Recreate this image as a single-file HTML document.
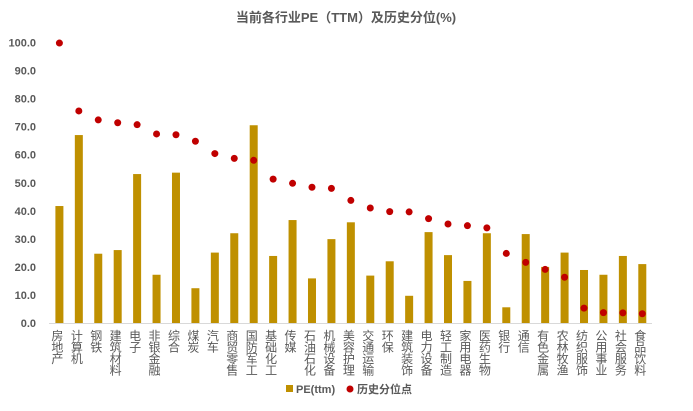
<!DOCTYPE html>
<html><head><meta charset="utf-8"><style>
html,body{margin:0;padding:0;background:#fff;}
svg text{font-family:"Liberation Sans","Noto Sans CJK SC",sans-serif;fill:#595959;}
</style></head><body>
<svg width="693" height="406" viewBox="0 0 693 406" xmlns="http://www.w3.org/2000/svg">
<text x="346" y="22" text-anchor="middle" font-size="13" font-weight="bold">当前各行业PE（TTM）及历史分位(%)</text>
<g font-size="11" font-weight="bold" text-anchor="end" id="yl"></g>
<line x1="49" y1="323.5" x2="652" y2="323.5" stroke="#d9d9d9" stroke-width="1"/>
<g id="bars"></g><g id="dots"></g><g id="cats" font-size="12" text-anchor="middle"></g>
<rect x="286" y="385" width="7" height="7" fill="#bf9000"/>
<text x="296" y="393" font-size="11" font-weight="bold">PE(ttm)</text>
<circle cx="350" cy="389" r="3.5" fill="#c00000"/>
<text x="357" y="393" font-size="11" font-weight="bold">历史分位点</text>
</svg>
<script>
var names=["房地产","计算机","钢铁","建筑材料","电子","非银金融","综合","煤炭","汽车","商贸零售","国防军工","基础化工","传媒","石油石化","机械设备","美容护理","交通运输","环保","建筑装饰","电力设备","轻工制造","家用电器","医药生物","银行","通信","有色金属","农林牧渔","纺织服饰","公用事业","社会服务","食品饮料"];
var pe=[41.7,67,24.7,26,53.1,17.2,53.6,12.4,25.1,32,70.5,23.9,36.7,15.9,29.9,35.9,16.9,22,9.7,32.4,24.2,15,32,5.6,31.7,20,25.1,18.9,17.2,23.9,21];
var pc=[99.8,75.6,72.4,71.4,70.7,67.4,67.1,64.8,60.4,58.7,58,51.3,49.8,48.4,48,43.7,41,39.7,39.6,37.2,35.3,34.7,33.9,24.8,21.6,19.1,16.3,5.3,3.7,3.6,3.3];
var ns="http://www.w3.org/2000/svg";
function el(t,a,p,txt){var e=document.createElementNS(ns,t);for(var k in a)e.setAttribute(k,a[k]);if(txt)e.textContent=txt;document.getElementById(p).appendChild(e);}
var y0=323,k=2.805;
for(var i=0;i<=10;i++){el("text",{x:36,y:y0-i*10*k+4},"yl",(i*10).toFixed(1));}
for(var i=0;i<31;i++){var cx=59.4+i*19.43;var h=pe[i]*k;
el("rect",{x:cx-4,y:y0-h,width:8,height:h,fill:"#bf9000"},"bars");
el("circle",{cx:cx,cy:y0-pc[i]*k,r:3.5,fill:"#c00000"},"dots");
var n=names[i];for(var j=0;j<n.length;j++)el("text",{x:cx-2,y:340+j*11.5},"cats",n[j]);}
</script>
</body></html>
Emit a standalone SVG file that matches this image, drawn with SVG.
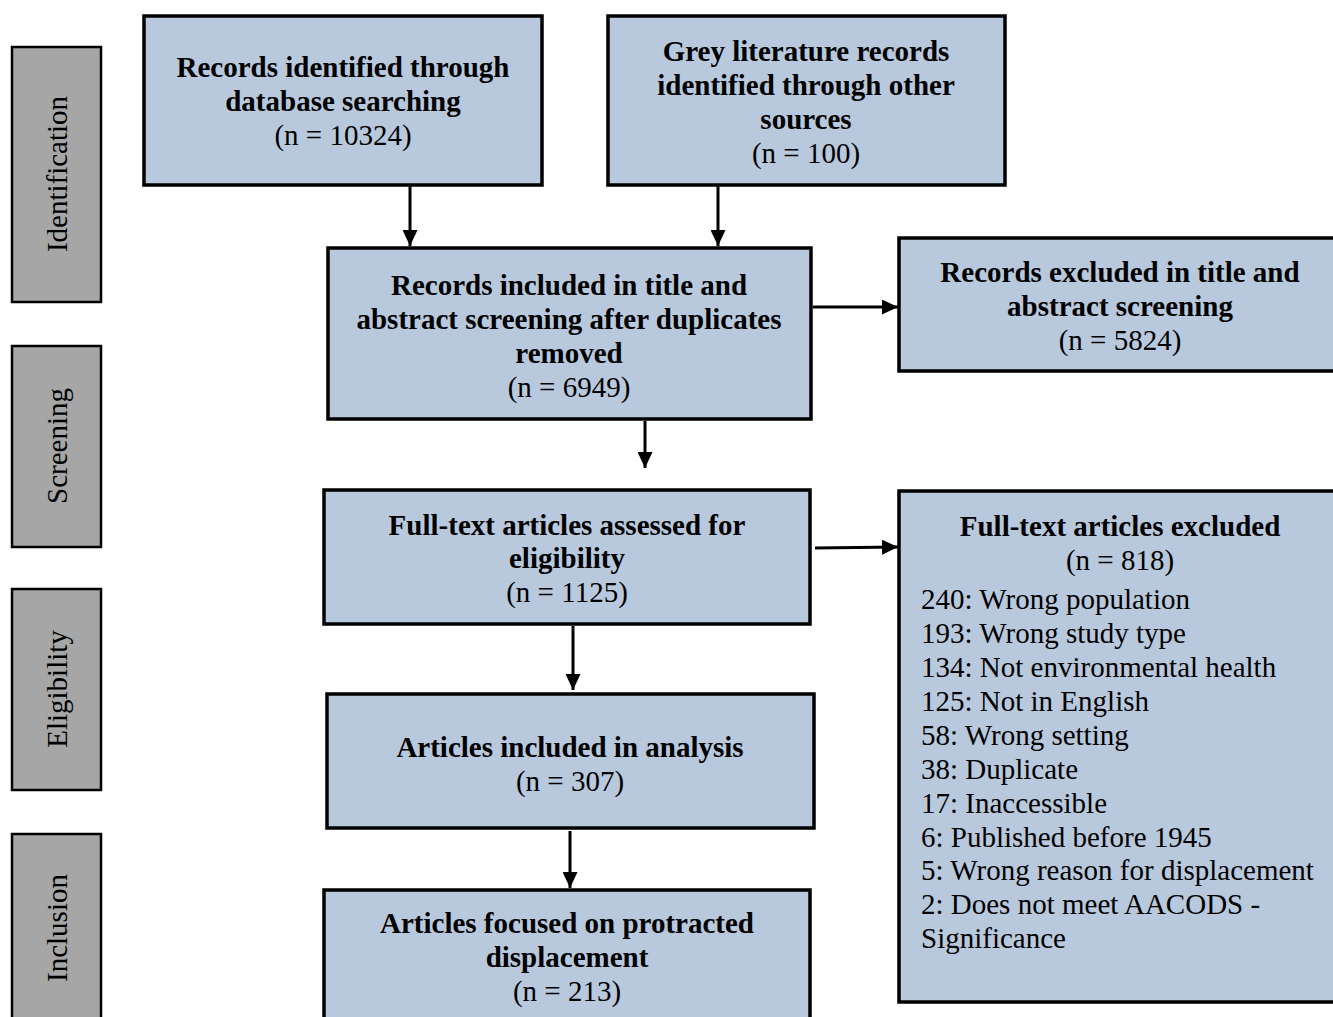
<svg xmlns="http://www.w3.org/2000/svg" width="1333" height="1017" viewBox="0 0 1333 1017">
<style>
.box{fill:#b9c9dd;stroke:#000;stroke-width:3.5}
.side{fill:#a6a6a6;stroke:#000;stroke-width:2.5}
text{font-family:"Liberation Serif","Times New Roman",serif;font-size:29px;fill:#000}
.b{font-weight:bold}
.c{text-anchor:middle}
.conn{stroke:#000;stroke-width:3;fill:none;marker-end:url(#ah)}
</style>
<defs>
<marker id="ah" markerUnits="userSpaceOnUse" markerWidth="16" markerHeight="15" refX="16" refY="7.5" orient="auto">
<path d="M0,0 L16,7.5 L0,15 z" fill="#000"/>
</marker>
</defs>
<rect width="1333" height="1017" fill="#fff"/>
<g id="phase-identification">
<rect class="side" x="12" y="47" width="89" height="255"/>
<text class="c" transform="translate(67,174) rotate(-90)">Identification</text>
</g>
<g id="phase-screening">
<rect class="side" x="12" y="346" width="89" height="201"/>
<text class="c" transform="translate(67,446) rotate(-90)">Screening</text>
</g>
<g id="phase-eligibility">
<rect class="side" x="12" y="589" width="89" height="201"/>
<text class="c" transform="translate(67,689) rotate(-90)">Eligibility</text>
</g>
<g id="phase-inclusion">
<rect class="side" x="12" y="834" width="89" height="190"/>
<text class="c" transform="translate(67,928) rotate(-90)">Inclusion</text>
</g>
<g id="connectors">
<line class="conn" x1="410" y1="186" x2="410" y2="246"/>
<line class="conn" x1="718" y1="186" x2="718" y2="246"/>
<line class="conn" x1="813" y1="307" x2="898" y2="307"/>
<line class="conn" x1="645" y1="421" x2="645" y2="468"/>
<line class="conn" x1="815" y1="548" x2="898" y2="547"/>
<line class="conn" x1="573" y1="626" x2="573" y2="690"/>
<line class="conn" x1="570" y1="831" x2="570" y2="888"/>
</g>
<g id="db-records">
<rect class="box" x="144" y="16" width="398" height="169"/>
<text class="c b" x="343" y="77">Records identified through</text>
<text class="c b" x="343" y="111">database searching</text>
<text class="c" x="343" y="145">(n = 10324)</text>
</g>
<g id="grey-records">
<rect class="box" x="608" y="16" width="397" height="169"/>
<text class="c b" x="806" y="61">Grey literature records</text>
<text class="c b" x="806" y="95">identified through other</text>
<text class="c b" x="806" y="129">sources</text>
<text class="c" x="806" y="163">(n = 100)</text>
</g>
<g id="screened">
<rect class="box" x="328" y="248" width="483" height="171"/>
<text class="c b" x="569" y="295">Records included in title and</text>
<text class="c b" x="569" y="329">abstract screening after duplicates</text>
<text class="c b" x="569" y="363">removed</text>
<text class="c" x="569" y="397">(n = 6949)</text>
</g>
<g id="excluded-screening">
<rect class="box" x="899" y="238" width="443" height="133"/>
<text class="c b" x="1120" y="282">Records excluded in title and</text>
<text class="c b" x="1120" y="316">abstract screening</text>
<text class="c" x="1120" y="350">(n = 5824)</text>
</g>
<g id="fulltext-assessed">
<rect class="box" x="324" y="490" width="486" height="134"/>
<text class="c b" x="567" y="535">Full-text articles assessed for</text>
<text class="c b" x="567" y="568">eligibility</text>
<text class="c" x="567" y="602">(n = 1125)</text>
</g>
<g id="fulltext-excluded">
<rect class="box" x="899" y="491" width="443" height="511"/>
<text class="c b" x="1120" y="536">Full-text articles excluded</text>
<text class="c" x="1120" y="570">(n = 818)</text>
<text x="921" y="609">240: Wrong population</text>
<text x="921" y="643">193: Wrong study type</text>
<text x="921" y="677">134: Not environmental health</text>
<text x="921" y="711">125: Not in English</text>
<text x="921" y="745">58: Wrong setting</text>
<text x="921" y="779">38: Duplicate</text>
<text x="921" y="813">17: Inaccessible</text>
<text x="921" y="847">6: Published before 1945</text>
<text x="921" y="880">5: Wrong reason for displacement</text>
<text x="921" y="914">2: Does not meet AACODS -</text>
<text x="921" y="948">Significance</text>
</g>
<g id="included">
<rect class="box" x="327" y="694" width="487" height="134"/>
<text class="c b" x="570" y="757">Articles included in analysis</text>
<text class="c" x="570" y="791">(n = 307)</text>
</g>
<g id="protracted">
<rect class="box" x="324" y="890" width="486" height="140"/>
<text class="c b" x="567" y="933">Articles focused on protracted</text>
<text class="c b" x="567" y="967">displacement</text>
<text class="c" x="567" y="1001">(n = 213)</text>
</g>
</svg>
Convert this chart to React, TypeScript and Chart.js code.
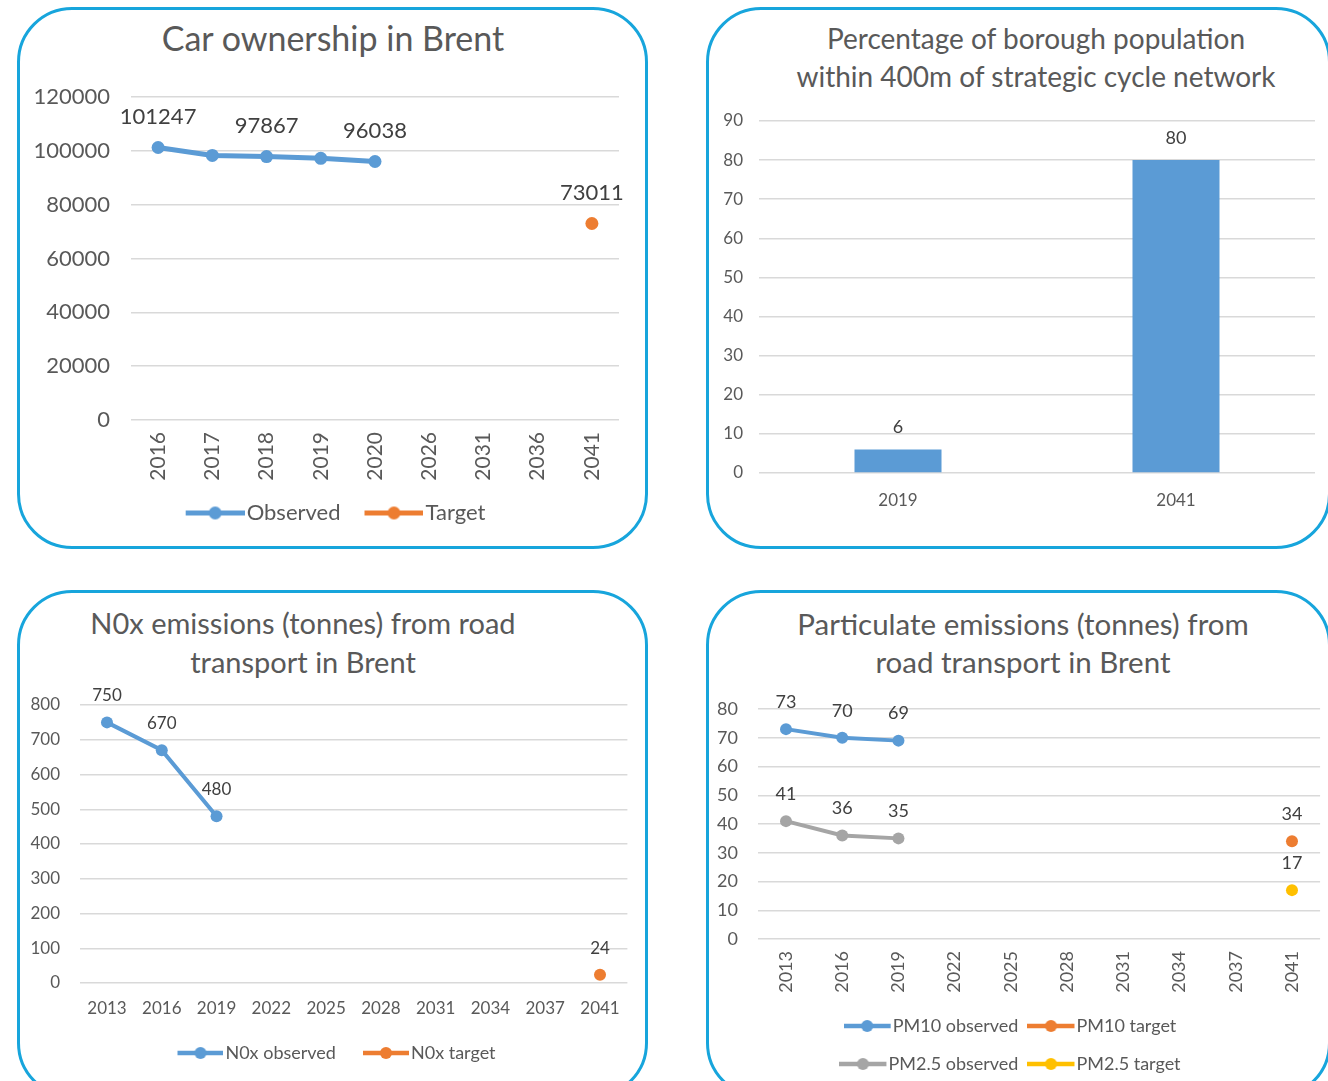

────

Do this
Write out the records above exactly as they appear, leaving out any pictures.

Answer
Recreate this image as a single-file HTML document.
<!DOCTYPE html>
<html><head><meta charset="utf-8"><style>
html,body{margin:0;padding:0;background:#fff;}
svg text{font-family:"Liberation Sans","Noto Sans CJK SC",sans-serif;fill:#595959;}
</style></head><body>
<svg width="693" height="406" viewBox="0 0 693 406" xmlns="http://www.w3.org/2000/svg">
<text x="346" y="22" text-anchor="middle" font-size="13" font-weight="bold">当前各行业PE（TTM）及历史分位(%)</text>
<g font-size="11" font-weight="bold" text-anchor="end" id="yl"></g>
<line x1="49" y1="323.5" x2="652" y2="323.5" stroke="#d9d9d9" stroke-width="1"/>
<g id="bars"></g><g id="dots"></g><g id="cats" font-size="12" text-anchor="middle"></g>
<rect x="286" y="385" width="7" height="7" fill="#bf9000"/>
<text x="296" y="393" font-size="11" font-weight="bold">PE(ttm)</text>
<circle cx="350" cy="389" r="3.5" fill="#c00000"/>
<text x="357" y="393" font-size="11" font-weight="bold">历史分位点</text>
</svg>
<script>
var names=["房地产","计算机","钢铁","建筑材料","电子","非银金融","综合","煤炭","汽车","商贸零售","国防军工","基础化工","传媒","石油石化","机械设备","美容护理","交通运输","环保","建筑装饰","电力设备","轻工制造","家用电器","医药生物","银行","通信","有色金属","农林牧渔","纺织服饰","公用事业","社会服务","食品饮料"];
var pe=[41.7,67,24.7,26,53.1,17.2,53.6,12.4,25.1,32,70.5,23.9,36.7,15.9,29.9,35.9,16.9,22,9.7,32.4,24.2,15,32,5.6,31.7,20,25.1,18.9,17.2,23.9,21];
var pc=[99.8,75.6,72.4,71.4,70.7,67.4,67.1,64.8,60.4,58.7,58,51.3,49.8,48.4,48,43.7,41,39.7,39.6,37.2,35.3,34.7,33.9,24.8,21.6,19.1,16.3,5.3,3.7,3.6,3.3];
var ns="http://www.w3.org/2000/svg";
function el(t,a,p,txt){var e=document.createElementNS(ns,t);for(var k in a)e.setAttribute(k,a[k]);if(txt)e.textContent=txt;document.getElementById(p).appendChild(e);}
var y0=323,k=2.805;
for(var i=0;i<=10;i++){el("text",{x:36,y:y0-i*10*k+4},"yl",(i*10).toFixed(1));}
for(var i=0;i<31;i++){var cx=59.4+i*19.43;var h=pe[i]*k;
el("rect",{x:cx-4,y:y0-h,width:8,height:h,fill:"#bf9000"},"bars");
el("circle",{cx:cx,cy:y0-pc[i]*k,r:3.5,fill:"#c00000"},"dots");
var n=names[i];for(var j=0;j<n.length;j++)el("text",{x:cx-2,y:340+j*11.5},"cats",n[j]);}
</script>
</body></html>
Emit a standalone SVG file that matches this image, drawn with SVG.
<svg xmlns="http://www.w3.org/2000/svg" width="1333" height="1017" viewBox="0 0 1333 1017">
<style>
.box{fill:#b9c9dd;stroke:#000;stroke-width:3.5}
.side{fill:#a6a6a6;stroke:#000;stroke-width:2.5}
text{font-family:"Liberation Serif","Times New Roman",serif;font-size:29px;fill:#000}
.b{font-weight:bold}
.c{text-anchor:middle}
.conn{stroke:#000;stroke-width:3;fill:none;marker-end:url(#ah)}
</style>
<defs>
<marker id="ah" markerUnits="userSpaceOnUse" markerWidth="16" markerHeight="15" refX="16" refY="7.5" orient="auto">
<path d="M0,0 L16,7.5 L0,15 z" fill="#000"/>
</marker>
</defs>
<rect width="1333" height="1017" fill="#fff"/>
<g id="phase-identification">
<rect class="side" x="12" y="47" width="89" height="255"/>
<text class="c" transform="translate(67,174) rotate(-90)">Identification</text>
</g>
<g id="phase-screening">
<rect class="side" x="12" y="346" width="89" height="201"/>
<text class="c" transform="translate(67,446) rotate(-90)">Screening</text>
</g>
<g id="phase-eligibility">
<rect class="side" x="12" y="589" width="89" height="201"/>
<text class="c" transform="translate(67,689) rotate(-90)">Eligibility</text>
</g>
<g id="phase-inclusion">
<rect class="side" x="12" y="834" width="89" height="190"/>
<text class="c" transform="translate(67,928) rotate(-90)">Inclusion</text>
</g>
<g id="connectors">
<line class="conn" x1="410" y1="186" x2="410" y2="246"/>
<line class="conn" x1="718" y1="186" x2="718" y2="246"/>
<line class="conn" x1="813" y1="307" x2="898" y2="307"/>
<line class="conn" x1="645" y1="421" x2="645" y2="468"/>
<line class="conn" x1="815" y1="548" x2="898" y2="547"/>
<line class="conn" x1="573" y1="626" x2="573" y2="690"/>
<line class="conn" x1="570" y1="831" x2="570" y2="888"/>
</g>
<g id="db-records">
<rect class="box" x="144" y="16" width="398" height="169"/>
<text class="c b" x="343" y="77">Records identified through</text>
<text class="c b" x="343" y="111">database searching</text>
<text class="c" x="343" y="145">(n = 10324)</text>
</g>
<g id="grey-records">
<rect class="box" x="608" y="16" width="397" height="169"/>
<text class="c b" x="806" y="61">Grey literature records</text>
<text class="c b" x="806" y="95">identified through other</text>
<text class="c b" x="806" y="129">sources</text>
<text class="c" x="806" y="163">(n = 100)</text>
</g>
<g id="screened">
<rect class="box" x="328" y="248" width="483" height="171"/>
<text class="c b" x="569" y="295">Records included in title and</text>
<text class="c b" x="569" y="329">abstract screening after duplicates</text>
<text class="c b" x="569" y="363">removed</text>
<text class="c" x="569" y="397">(n = 6949)</text>
</g>
<g id="excluded-screening">
<rect class="box" x="899" y="238" width="443" height="133"/>
<text class="c b" x="1120" y="282">Records excluded in title and</text>
<text class="c b" x="1120" y="316">abstract screening</text>
<text class="c" x="1120" y="350">(n = 5824)</text>
</g>
<g id="fulltext-assessed">
<rect class="box" x="324" y="490" width="486" height="134"/>
<text class="c b" x="567" y="535">Full-text articles assessed for</text>
<text class="c b" x="567" y="568">eligibility</text>
<text class="c" x="567" y="602">(n = 1125)</text>
</g>
<g id="fulltext-excluded">
<rect class="box" x="899" y="491" width="443" height="511"/>
<text class="c b" x="1120" y="536">Full-text articles excluded</text>
<text class="c" x="1120" y="570">(n = 818)</text>
<text x="921" y="609">240: Wrong population</text>
<text x="921" y="643">193: Wrong study type</text>
<text x="921" y="677">134: Not environmental health</text>
<text x="921" y="711">125: Not in English</text>
<text x="921" y="745">58: Wrong setting</text>
<text x="921" y="779">38: Duplicate</text>
<text x="921" y="813">17: Inaccessible</text>
<text x="921" y="847">6: Published before 1945</text>
<text x="921" y="880">5: Wrong reason for displacement</text>
<text x="921" y="914">2: Does not meet AACODS -</text>
<text x="921" y="948">Significance</text>
</g>
<g id="included">
<rect class="box" x="327" y="694" width="487" height="134"/>
<text class="c b" x="570" y="757">Articles included in analysis</text>
<text class="c" x="570" y="791">(n = 307)</text>
</g>
<g id="protracted">
<rect class="box" x="324" y="890" width="486" height="140"/>
<text class="c b" x="567" y="933">Articles focused on protracted</text>
<text class="c b" x="567" y="967">displacement</text>
<text class="c" x="567" y="1001">(n = 213)</text>
</g>
</svg>
Convert this chart to React, TypeScript and Chart.js code.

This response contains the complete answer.